IMF raises Korea's growth outlook to minus 1.9 percent
The IMF has joined other think tanks in raising Korea’s economic growth outlook for this year after the government's successful efforts to control the coronavirus outbreak.
The IMF on Tuesday projected Korea’s economy to decline 1.9 percent, an improvement from a 2.1 percent drop projected in June.
If Korea’s economy declines as much as the IMF projected, it would be the third best performance among the 39 countries categorized as advanced economies.
Taiwan is expected to see flat growth, while Lithuania is expected to decline 1.8 percent.
Korea’s economic growth this year was raised from the June projection largely thanks to the reopening of Korea’s trading partners that had closed down economic activities due to the spread of the pandemic.
Additionally, the Korean government’s aggressive policies including four supplementary budgets were considered a positive factor in getting Korea’s economy back on its feet.
However, the economy was still considered to decline compared to a year ago due to the resurgence of Covid-19 since mid-August, which has affected the domestic market and the service industry.
Other international think tanks have been favorably revising Korea’s economic growth forecast.
The Organisation for Economic Cooperation and Development (OECD) last month raised Korea’s growth decline from 1.2 percent negative growth to 1 percent negative growth.
Moody’s projects Korea’s growth at a 0.8 percent dip while S&P predicts a 0.9 percent drop and Fitch projected Korea to decline 1.1 percent.
The international agencies’ forecast almost matches the predictions made by other Korean institutions including the Bank of Korea, which projected a 1.3 percent decline while the Korea Development Institute is looking at a 1.1 percent decline.
However, next year’s growth forecast for Korea was lowered 0.1 percentage points from June’s to 2.9 percent.
The IMF projected the world’s economy to fall 4.4 percent, an improvement from a 5.2 percent decline in June.
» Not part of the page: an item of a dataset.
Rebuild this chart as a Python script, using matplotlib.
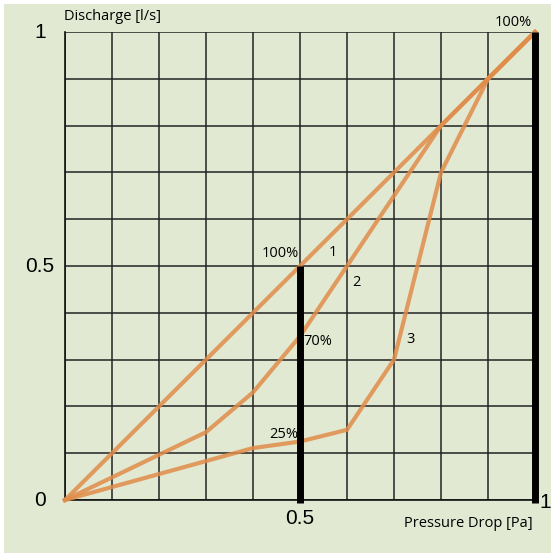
import numpy as np
import matplotlib.pyplot as plt
from matplotlib.patches import Rectangle

# pressure drop (fraction) and discharge (fraction) for the three valve curves
curve1_x = [0.0, 0.5, 0.8, 0.9, 1.0]
curve1_y = [0.0, 0.5, 0.8, 0.9, 1.0]
curve2_x = [0.0, 0.3, 0.4, 0.5, 0.6, 0.8, 0.9, 1.0]
curve2_y = [0.0, 0.145, 0.23, 0.35, 0.5, 0.8, 0.9, 1.0]
curve3_x = [0.0, 0.4, 0.5, 0.6, 0.7, 0.8, 0.9, 1.0]
curve3_y = [0.0, 0.111, 0.125, 0.15, 0.3, 0.7, 0.9, 1.0]

curve_labels = ["1", "2", "3"]
curve_label_pos = [(0.57, 0.528), (0.62, 0.464), (0.736, 0.344)]
pct_labels = ["100%", "70%", "25%", "100%"]
pct_label_pos = [(0.497, 0.526), (0.508, 0.338), (0.497, 0.141), (0.994, 1.02)]

bg = "#e2e9d3"
orange = "#e08d4a"

fig = plt.figure(figsize=(5.54, 5.57), dpi=100, facecolor="white")
fig.patches.append(Rectangle((4 / 554, 4 / 557), 547 / 554, 549 / 557,
                             transform=fig.transFigure, facecolor=bg,
                             edgecolor="none", zorder=-10))
ax = fig.add_axes([0.1173, 0.1023, 0.8484, 0.8402])
ax.set_facecolor(bg)

ax.set_xlim(0, 1)
ax.set_ylim(0, 1)
ax.set_xticks(np.arange(0, 1.01, 0.1), minor=True)
ax.set_yticks(np.arange(0, 1.01, 0.1), minor=True)
ax.set_xticks([])
ax.set_yticks([])
ax.grid(which="minor", color="#222222", lw=1.1)
ax.tick_params(which="both", length=0)
for s in ["top", "right"]:
    ax.spines[s].set_visible(False)
for s in ["left", "bottom"]:
    ax.spines[s].set_color("#111111")
    ax.spines[s].set_linewidth(1.2)

for xs, ys in [(curve1_x, curve1_y), (curve2_x, curve2_y), (curve3_x, curve3_y)]:
    ax.plot(xs, ys, color=orange, lw=3, alpha=0.85, solid_joinstyle="miter",
            zorder=3, clip_on=False)

# thick black bars
ax.plot([0.5, 0.5], [-0.006, 0.5], color="black", lw=5, solid_capstyle="butt", zorder=4, clip_on=False)
ax.plot([1.0, 1.0], [-0.006, 1.0], color="black", lw=5, solid_capstyle="butt", zorder=4, clip_on=False)

fnt = "Open Sans"
fs = 10.5
for t, (x, y) in zip(curve_labels, curve_label_pos):
    ax.text(x, y, t, fontsize=fs, family=fnt, ha="center", va="center", zorder=5)
ax.text(*pct_label_pos[0], pct_labels[0], fontsize=fs, family=fnt, ha="right", va="center", zorder=5)
ax.text(*pct_label_pos[1], pct_labels[1], fontsize=fs, family=fnt, ha="left", va="center", zorder=5)
ax.text(*pct_label_pos[2], pct_labels[2], fontsize=fs, family=fnt, ha="right", va="center", zorder=5)
ax.text(*pct_label_pos[3], pct_labels[3], fontsize=fs, family=fnt, ha="right", va="center", zorder=5)

# axis numbers
tkf = "Liberation Sans"
ax.text(-0.053, 1.0, "1", fontsize=15, family=tkf, ha="center", va="center")
ax.text(-0.053, 0.5, "0.5", fontsize=15, family=tkf, ha="center", va="center")
ax.text(-0.053, 0.0, "0", fontsize=15, family=tkf, ha="center", va="center")
ax.text(0.5, -0.04, "0.5", fontsize=15, family=tkf, ha="center", va="center")
ax.text(1.021, -0.006, "1", fontsize=15, family=tkf, ha="center", va="center")

ax.text(-0.003, 1.018, "Discharge [l/s]", fontsize=fs, family=fnt, ha="left", va="bottom")
ax.text(0.994, -0.05, "Pressure Drop [Pa]", fontsize=fs, family=fnt, ha="right", va="center")

fig.savefig("out.png", dpi=100, facecolor="white")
Global trade is now expected to contract 10.3 percent instead of the 11.9 percent drop projected in June.
The United States, which is continuing to see the number of confirmed cases rise, was one of the countries whose economic growth projections have improved significantly.
The IMF projected the U.S. economy to fall 4.3 percent instead of the 8 percent decline projected in June.
Europe is also expected to see improvements as the economy is expected to decline 8.3 percent instead of 10.2 percent.
Japan, on the other hand, saw its economic growth improve, but only by 0.5 percentage points, from a 5.8 percent drop projected in June to 5.3 percent decline.
China’s economy is forecast to further expand from the 1 percent growth projected in June to 1.9 percent, while emerging markets are expected to fall a steeper 3.3 percent instead of the 3.1 percent drop forecast in June.
This is largely because of India, which has been seeing a significant surge in coronavirus cases lately. India’s growth has been revised to a 10.3 percent decline, faster than the 4.5 percent drop projected in June.